The plan would remove the special protection domestic animals currently have and could even allow pets deemed strays to be used for the first time.
At the moment British law means only animals bred for research can be used in tests.
The European Commission, which has given the Government until 2013 to adopt the legislation, would also guarantee the right of puppy farms and cat breeders in the UK to supply animals to research laboratories abroad.
Ministers are concerned that large chunks of the directive would weaken Britain’s tough animal welfare laws. Home Office minister Lynne Featherstone has launched a three-month consultation exercise.
As part of the consultation, the Home Office asks: “Is loss of special protection likely to lead to increased use of cats, dogs and equids (horses and donkeys)?
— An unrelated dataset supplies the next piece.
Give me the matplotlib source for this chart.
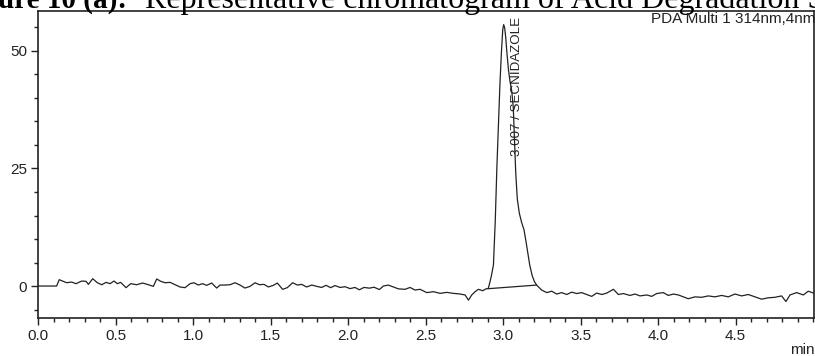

Should the UK retain its current special protection for dogs, cats and equids?”
Under UK law, animal testing centres such as controversial Huntingdon Life Sciences must seek special permission to use cats, dogs and horses.
Latest Home Office figures show that in 2009, 172 cats, 4,129 dogs and 199 horses were used for research. But in countries where there is no special protection, the numbers are far higher.
In 2008 France conducted tests on 1,848 cats and 652 horses while in Holland 2,562 horses were used and Germany tested the most dogs – 4,450. Scientific papers studied by the British Union for the Abolition of Vivisection (BUAV) show that cats have been used at Cardiff University for experiments. Nineteen kittens had their windpipes sliced under anaesthesia while catheters were inserted in their blood vessels and parts of their brains were exposed to electrodes, the group found.